The Jews sought nothing less than the calamity which Jeremiah denounced on them: but they had really long sought it; for it was right that they should receive the wages due to their wickedness. Then it is, that they may find, that is, the reward of their own works.1 It follows --

1 As to these two verses the early versions all differ from one another, as well as from our version and that of Calvin. The Targum comes the nighest to our version. I offer the following rendering, --

17.Gather from the land thy gains, Thou who dwellest in a fortress!

18.For thus saith Jehovah, -- Behold I will sling out The inhabitants of the land at this time, And will fortress them, that they may be taken.

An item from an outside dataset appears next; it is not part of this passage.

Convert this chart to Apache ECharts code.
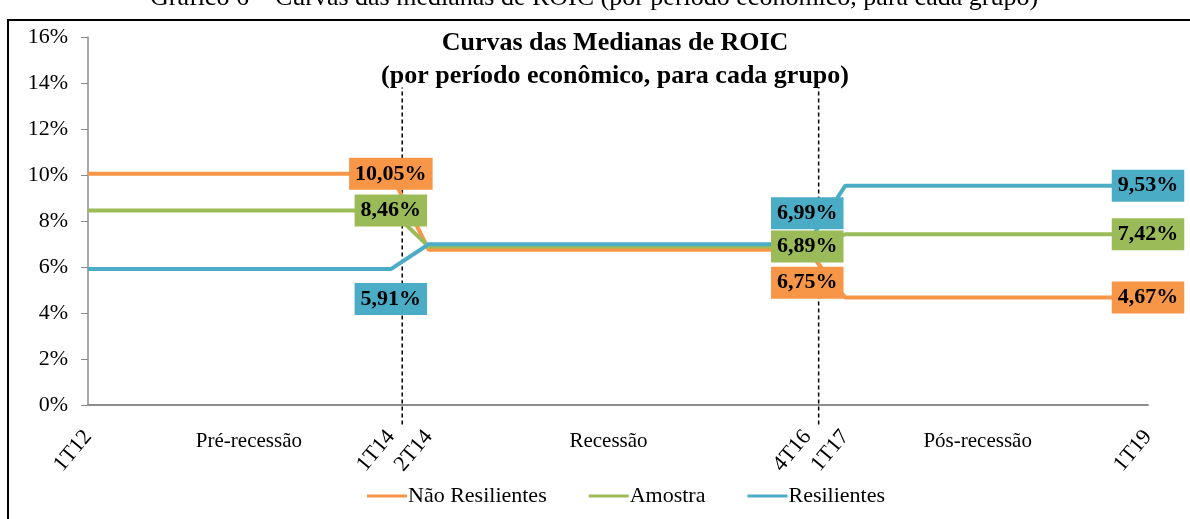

The first verse is spoken ironically, recommending what they were doing. Then the Lord says what he would do: They were gathering their goods into fortresses in order to secure them, and the Lord says that he would violently fortress (as the word means literally) or drive into fortresses all the inhabitants of the land, and would do so, that they might be found or taken, that is, captives; there would be no need of collecting the people, for they would be driven into fortified cities, where the enemies would find them. This seems to be the meaning of this verse, which Horsley deemed "very obscure," and elucidated "by no expositor." -- Ed.